The mainstream and social media is replete with educational messages on the need for proper recycling, with many focusing on the dangers of plastic-made products, as they have been identified as substantial threats to earth’s lush survival.
The reason for this message of conscious recycling habits by individuals, organisations and governments is not far-fetched, as every corner of the city could do with an improvement in waste management. One of the suggestions, which remains prominent in conversations about climate change, is the need to reduce carbon emissions in the planet’s atmosphere.
Pledging to the cause, over 130 countries have vowed to reduce carbon emission to zero by the year 2050.
The Boston Consulting Group (BCG), in a report titled, ‘Education as a catalyst for climate progress’, cited proper education as a major factor in ensuring a sharp drop in carbon emission.
It noted that education, or what it described as “climate literacy“, was key to driving awareness among individuals across the globe. Through this education, people could learn “green skills” that would help nations make a “just transition” to sustainable economies.
BCG, in its report, advocates for the centering of education in discussions about climate change, as it holds tremendous power in re-tooling the minds of individuals and collective groups to help speed up the attainment of climate goals, as “there is no time to waste”, the report said.
Individual behavioural changes also play a major role in the push for climate justice. What to eat. What to drink. What mode of travel to choose. These play vital roles in either drastically bringing down global temperature levels or spiking it further.
Early education, especially of students who can become agents of change in their respective communities, will go a long way in ensuring that the message of the extant dangers is widely communicated.

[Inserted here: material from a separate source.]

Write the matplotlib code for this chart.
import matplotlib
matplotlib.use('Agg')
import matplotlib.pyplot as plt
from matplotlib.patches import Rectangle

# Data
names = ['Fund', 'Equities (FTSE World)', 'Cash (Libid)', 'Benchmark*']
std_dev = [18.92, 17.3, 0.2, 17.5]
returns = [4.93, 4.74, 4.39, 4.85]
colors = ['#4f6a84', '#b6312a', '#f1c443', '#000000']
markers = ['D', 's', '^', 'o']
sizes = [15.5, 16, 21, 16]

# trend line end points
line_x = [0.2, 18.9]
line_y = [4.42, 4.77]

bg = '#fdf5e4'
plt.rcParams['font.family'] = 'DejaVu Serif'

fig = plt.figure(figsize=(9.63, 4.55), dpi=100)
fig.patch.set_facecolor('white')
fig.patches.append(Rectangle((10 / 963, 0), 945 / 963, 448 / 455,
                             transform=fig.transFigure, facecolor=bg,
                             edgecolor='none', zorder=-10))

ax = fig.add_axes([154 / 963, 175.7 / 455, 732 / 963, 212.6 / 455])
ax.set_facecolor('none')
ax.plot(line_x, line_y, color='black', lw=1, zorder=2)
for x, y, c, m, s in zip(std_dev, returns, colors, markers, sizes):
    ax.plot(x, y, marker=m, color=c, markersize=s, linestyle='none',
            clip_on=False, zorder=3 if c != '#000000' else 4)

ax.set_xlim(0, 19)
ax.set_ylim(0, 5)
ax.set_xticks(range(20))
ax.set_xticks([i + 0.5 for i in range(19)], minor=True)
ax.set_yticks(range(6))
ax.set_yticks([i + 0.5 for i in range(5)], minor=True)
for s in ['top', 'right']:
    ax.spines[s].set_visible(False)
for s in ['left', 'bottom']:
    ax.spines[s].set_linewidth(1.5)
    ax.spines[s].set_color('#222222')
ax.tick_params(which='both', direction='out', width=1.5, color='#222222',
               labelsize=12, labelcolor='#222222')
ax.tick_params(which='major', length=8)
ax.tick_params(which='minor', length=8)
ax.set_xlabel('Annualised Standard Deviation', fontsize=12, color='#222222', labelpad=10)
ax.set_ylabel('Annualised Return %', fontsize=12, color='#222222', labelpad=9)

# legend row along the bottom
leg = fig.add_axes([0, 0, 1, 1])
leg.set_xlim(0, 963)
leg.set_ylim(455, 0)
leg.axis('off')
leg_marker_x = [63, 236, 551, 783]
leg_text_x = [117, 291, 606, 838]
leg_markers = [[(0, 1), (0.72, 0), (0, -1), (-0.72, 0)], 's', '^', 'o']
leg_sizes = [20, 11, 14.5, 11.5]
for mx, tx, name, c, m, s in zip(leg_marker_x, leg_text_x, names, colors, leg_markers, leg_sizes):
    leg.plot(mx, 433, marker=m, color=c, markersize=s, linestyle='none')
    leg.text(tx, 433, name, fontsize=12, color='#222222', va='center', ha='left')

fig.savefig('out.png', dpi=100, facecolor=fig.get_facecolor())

These young ones will serve as educators to their relatives, spurring a “multiplier effect”.
To cover this knowledge gap, the report suggests a robust awareness drive spearheaded by educators, governments and educational institutions, with a view to devising educational frameworks that put on the front burner the message of climate change.
Giving practical examples, the report cited countries such as Italy and New Zealand, with Mexico soon joining the ranks, taking the message of climate change to schools by incorporating climate literacy into their curriculums.
In other countries such as the United States and the United Kingdom, educational institutions are being encouraged to choose environmentally friendly infrastructure, with the hope that the message will spread to a macro level.
The report brings to focus the point that as countries transition to greener systems, there would be a need to pay attention to workers in the existing “brown” system. It projects that nearly 77 million jobs face redundancy if employees in sectors that would take serious hits during the transition phase are not paid any attention.
To forestall this grim outlook, the report offers those workers need to be reskilled to be armed with the needed knowledge to enable them make occupational transitions along changing times, so as not to be left behind and undermine the work done.
Again, climate justice will create opportunities for a more inclusive economy, so long as governments take the right steps in carrying along every member of its working population.
BCG’s Call to Action
For the transition to be a just one, governments and educational bodies need to approach climate change from a wider perspective and ramp up climate literacy. One way this can be done is to tap into the benefits that lie in using data to estimate the skills needed in a green economy and gear its educational systems to delivering individuals capable of providing relevant skills.
According to the report, every member of the society, coordinated by governments, need to sit at the table to discuss the way forward for a rapid transition and doubly slow down the rate of global warming.
At the root of climate literacy is girl and women education. These demographics were identified as the bedrock of improved climate conditions. The report clearly defined the relationship between the education of girls and women and bettering climate action.
It said that “women are often closest to many of the key levers for climate-related behavioural changes, such as in water usage, farming techniques, and cooking and heating habits.”
The transformative power of education cannot and should not be ignored, as it bears its weight on the future of climate actions globally. Education and economic opportunities empower individuals to take actions that will positively impact the movement to change the narrative around global climate conditions.